One could not help sensing too, though, that the bloom of novelty has worn off.The crowd, though substantial (perhaps 1,200), was appreciably smaller than at previous City Dance openings, and decidedly less vociferous in its enthusiasm. Perhaps the public is coming to take the profusion and vitality of Washington dance somewhat for granted. In any case, the electricity generated by the festival's past was, if not absent, then considerably diminished in voltage.

Nevertheless, "Causal Moments" received a warm welcome. Among other things, it confirmed that Goh is far from having exhausted the surprises he has in store for us, and perhaps for himself as well. It has many by now recognizable Goh traits -- speed, brightness of invention, musicality (the score is Witold Lutoslawski's pungently neoclassic "Dance Preludes") among them. But in look, feel and choreographic particulars, it seems notably fresh.

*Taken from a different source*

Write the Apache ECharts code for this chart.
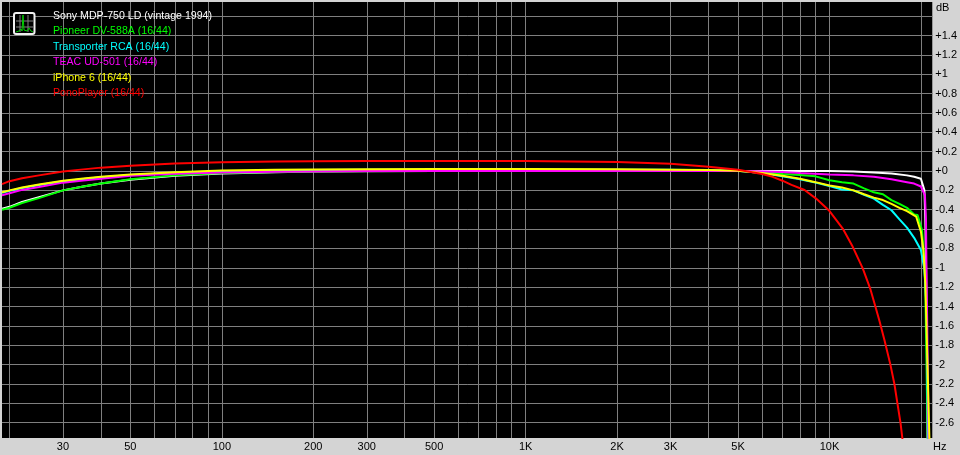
<!DOCTYPE html>
<html><head><meta charset="utf-8">
<style>html,body{margin:0;padding:0;background:#d4d4d4}#c{width:960px;height:455px}</style>
<script src="https://cdn.jsdelivr.net/npm/echarts@6/dist/echarts.min.js"></script>
</head><body><div id="c"></div>
<script>
var seriesNames = ['Sony MDP-750 LD (vintage 1994)','Pioneer DV-588A (16/44)','Transporter RCA (16/44)','TEAC UD-501 (16/44)','iPhone 6 (16/44)','PonoPlayer (16/44)'];
var seriesColors = ['#ffffff','#00ff00','#00ffff','#ff00ff','#ffff00','#ff0000'];
var gridFreqs = [20,30,40,50,60,70,80,90,100,200,300,400,500,600,700,800,900,1000,2000,3000,4000,5000,6000,7000,8000,9000,10000,20000];
var labelFreqs = [30,50,100,200,300,500,1000,2000,3000,5000,10000];
var dbTicks = [1.6,1.4,1.2,1,0.8,0.6,0.4,0.2,0,-0.2,-0.4,-0.6,-0.8,-1,-1.2,-1.4,-1.6,-1.8,-2,-2.2,-2.4,-2.6];

var lowFreq = [18.9,20,22,25,30,35,40,50,70,100,150,200,300,500,1000,2000,3000,4000,5000];
var whiteLow   = [-0.39,-0.37,-0.32,-0.27,-0.20,-0.16,-0.13,-0.09,-0.05,-0.025,-0.012,-0.006,-0.002,0,0,0,0,0,0];
var greenLow   = [-0.40,-0.38,-0.33,-0.28,-0.20,-0.16,-0.13,-0.085,-0.045,-0.02,-0.01,-0.005,0,0.003,0.005,0.005,0.005,0.004,0];
var cyanLow    = [-0.225,-0.205,-0.175,-0.145,-0.105,-0.083,-0.065,-0.04,-0.018,-0.002,0.005,0.01,0.012,0.014,0.015,0.014,0.012,0.008,0.002];
var magentaLow = [-0.25,-0.23,-0.195,-0.165,-0.12,-0.098,-0.08,-0.05,-0.028,-0.015,-0.008,-0.004,-0.001,0,0,0,0,0,0];
var yellowLow  = [-0.22,-0.20,-0.17,-0.14,-0.10,-0.078,-0.06,-0.035,-0.012,0.005,0.012,0.016,0.019,0.02,0.02,0.018,0.014,0.01,0.002];
var redLow     = [-0.135,-0.105,-0.075,-0.045,-0.005,0.017,0.035,0.055,0.078,0.09,0.098,0.102,0.104,0.104,0.103,0.092,0.075,0.045,0.014];

var whiteHighF   = [6000,8000,10000,12000,14000,16000,18000,19000,20000,20540,20680,20800,20950,21030];
var whiteHigh    = [0,0,0,-0.005,-0.015,-0.025,-0.045,-0.06,-0.08,-0.2,-0.5,-1.0,-2.0,-2.77];
var greenHighF   = [6000,7000,8000,9000,10000,11000,12000,13000,14000,15000,16000,17000,18000,19000,19500,20170,20540,20680,21050];
var greenHigh    = [-0.01,-0.03,-0.04,-0.055,-0.095,-0.115,-0.13,-0.18,-0.22,-0.24,-0.30,-0.34,-0.38,-0.45,-0.455,-0.61,-0.95,-1.23,-2.77];
var cyanHighF    = [6000,7000,8000,9000,10000,11000,12000,13000,14000,15000,16000,17000,18000,19000,20000,20540,20800,20900,21100];
var cyanHigh     = [-0.02,-0.055,-0.085,-0.12,-0.155,-0.19,-0.2,-0.245,-0.285,-0.35,-0.405,-0.50,-0.585,-0.69,-0.816,-1.02,-1.33,-1.54,-2.77];
var magentaHighF = [6000,7000,8000,10000,12000,14000,16000,18000,19000,20000,20620,20780,20840,20960,21200];
var magentaHigh  = [-0.005,-0.01,-0.02,-0.035,-0.045,-0.06,-0.085,-0.115,-0.13,-0.16,-0.25,-0.5,-0.9,-1.5,-2.77];
var yellowHighF  = [6000,7000,8000,9000,10000,11000,12000,13000,14000,15000,16000,17000,18000,19290,20000,20380,20680,20840,21330];
var yellowHigh   = [-0.02,-0.05,-0.08,-0.115,-0.15,-0.17,-0.2,-0.24,-0.275,-0.30,-0.34,-0.38,-0.415,-0.47,-0.627,-0.816,-1.16,-1.54,-2.77];
var redHighF     = [6000,6500,7000,7500,8280,9037,9950,11060,11930,12870,13610,14170,14610,15170,15870,16360,16740,17130,17390];
var redHigh      = [-0.03,-0.06,-0.10,-0.143,-0.196,-0.285,-0.405,-0.594,-0.783,-1.006,-1.212,-1.402,-1.55,-1.746,-2.0,-2.2,-2.4,-2.6,-2.77];

function pairs(fa, va, fb, vb){
  return fa.concat(fb).map(function(f,i){ return [f, va.concat(vb)[i]]; });
}
var seriesData = [
  pairs(lowFreq, whiteLow, whiteHighF, whiteHigh),
  pairs(lowFreq, greenLow, greenHighF, greenHigh),
  pairs(lowFreq, cyanLow, cyanHighF, cyanHigh),
  pairs(lowFreq, magentaLow, magentaHighF, magentaHigh),
  pairs(lowFreq, yellowLow, yellowHighF, yellowHigh),
  pairs(lowFreq, redLow, redHighF, redHigh)
];

var FONT = '"Liberation Sans", Arial, sans-serif';
var chart = echarts.init(document.getElementById('c'), null, {renderer:'canvas'});
chart.setOption({
  animation:false,
  backgroundColor:'#d4d4d4',
  grid:{left:2,top:2,right:27,bottom:17,backgroundColor:'#000',show:true,borderWidth:0},
  legend:{
    show:true, orient:'vertical', left:48, top:10, itemWidth:0, itemHeight:12, itemGap:4,
    selectedMode:false, padding:0,
    data:seriesNames.map(function(n,i){return {name:n,icon:'none',textStyle:{color:seriesColors[i],fontFamily:FONT,fontSize:10.6}};})
  },
  xAxis:{
    type:'log', logBase:10, min:18.9, max:21800,
    axisLine:{show:false},
    axisTick:{show:false,customValues:gridFreqs},
    axisLabel:{customValues:labelFreqs,color:'#000',fontFamily:FONT,fontSize:11,margin:3,hideOverlap:false,
      showMinLabel:true,showMaxLabel:true,
      formatter:function(v){return v>=1000?(Math.round(v/1000)+'K'):String(Math.round(v));}},
    splitLine:{show:true,lineStyle:{color:'#7f7f7f',width:1,type:'solid'}},
    minorTick:{show:false},minorSplitLine:{show:false}
  },
  yAxis:{
    type:'value', min:-2.758, max:1.746, position:'right',
    axisLine:{show:false},
    axisTick:{show:false,customValues:dbTicks},
    axisLabel:{customValues:dbTicks.slice(1),color:'#000',fontFamily:FONT,fontSize:11,margin:3,align:'left',
      formatter:function(v){var r=Math.round(v*10)/10;return (r>=0?'+':'')+r;}},
    splitLine:{show:true,lineStyle:{color:'#7f7f7f',width:1,type:'solid'}}
  },
  graphic:[
    {type:'text',left:936,top:2,style:{text:'dB',fill:'#000',font:'11px '+FONT}},
    {type:'text',left:933,top:441,style:{text:'Hz',fill:'#000',font:'11px '+FONT}},
    {type:'rect',shape:{x:14,y:13,width:20.5,height:21,r:2},style:{fill:'#000',stroke:'#f0f0f0',lineWidth:2},z:50},
    {type:'polyline',shape:{points:[[16,21],[33,21]]},style:{stroke:'#808080',fill:null,lineWidth:1},z:51},
    {type:'polyline',shape:{points:[[16,27],[33,27]]},style:{stroke:'#808080',fill:null,lineWidth:1},z:51},
    {type:'polyline',shape:{points:[[20,15],[20,32]]},style:{stroke:'#808080',fill:null,lineWidth:1},z:51},
    {type:'polyline',shape:{points:[[28,15],[28,32]]},style:{stroke:'#808080',fill:null,lineWidth:1},z:51},
    {type:'polyline',shape:{points:[[16,32],[19,31],[21,29],[22,31],[23,15],[24,30],[27,31],[29,28],[31,31],[33,32]]},style:{stroke:'#00d000',fill:null,lineWidth:1},z:52}
  ],
  series:seriesNames.map(function(n,i){
    return {name:n,type:'line',data:seriesData[i],showSymbol:false,symbol:'none',smooth:false,
      lineStyle:{color:seriesColors[i],width:2},itemStyle:{color:seriesColors[i]},z:10+i,silent:true};
  })
});
</script></body></html>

Against a project skyscraper backdrop, Goh's couple (the very engaging Lynn Cote and John Goding) appear to be a guy and a gal footloose in city streets. From Goding's opening macho pose and Cote's slinky first solo, the two are literally all over each other, as the duet becomes, by turns, teasing, sexy, hostile, affectionate and playful. Somehow, it all seems summed up in Cote's recurring hand gesture -- part come-on, part kiss-off.

Elsewhere, the Eva Anderson Dancers gave Eleo Pomare's overlong but cutting "Impasse" an aptly blunt tension.

Alexandria's CODA troupe was seen at its best in Victoria Hileman's dewy "Celebration" and Jan Van Dyke's structurally witty "Six Sections of Orange." Raquel Pena's sizzling heel work made for a thrilling finale.